Bemerkenswert war, was dann noch alles geschah, die Reaktionen des Umfelds: Die Mitarbeiter der Kneipe belächelten mich, weil das doch inzwischen ganz normal sei – und einige meinten, dass man bei sowas lieber wegsehen sollte, sonst habe man ganz schnell ein Messer zwischen den Rippen. Das ist es also: lieber wegsehen, sonst ist man selber dran? Wieder zuhause schilderte ich dann mit Wut im Bauch die Situation auf meinem Facebook-Profil. Manche Facebook-Freunde reagierten verstimmt, weil ich erwähnt hatte, dass die drei Jugendlichen dem Anschein nach einen Migrationshintergrund hatten. Einige zeigten dann Verständnis für diese Jugendlichen, weil sie sicher häufig sozial ausgegrenzt wurden – was aus meiner Sicht keine Entschuldigung sein darf. Eine Kommentatorin deutete an, mit Lakritz beworfen zu werden, sei doch nicht so schlimm. Als Lehrerin sei sie das gewohnt. Ich bin kein Lehrer, aber ich denke, wem das alles nicht so schlimm erscheint, der hat eine solche Situation entweder noch nie oder schon zu häufig erlebt.

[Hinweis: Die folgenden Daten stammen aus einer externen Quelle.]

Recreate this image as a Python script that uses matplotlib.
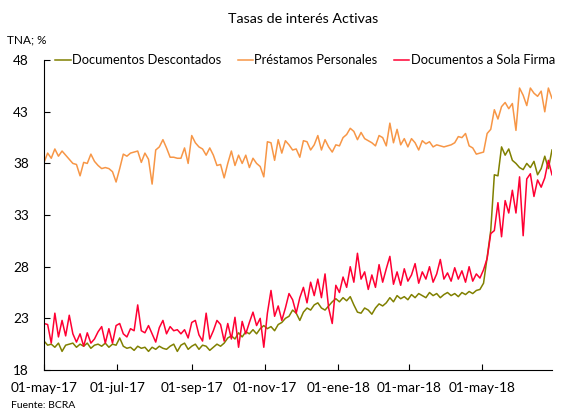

Und dann gab es aber auch den Zuspruch, teils öffentlich, teils nur in privaten Nachrichten. Freunde und Bekannte schilderten von ähnlichen Situationen, von Bedrohungen in der Straßenbahn. Erst am vergangenen Sonnabend ging übrigens ein Mann zur U-Bahn-Station „Marienstraße“, er wurde umzingelt und ausgeraubt, die Polizei sucht Zeugen. Ist das heute normal?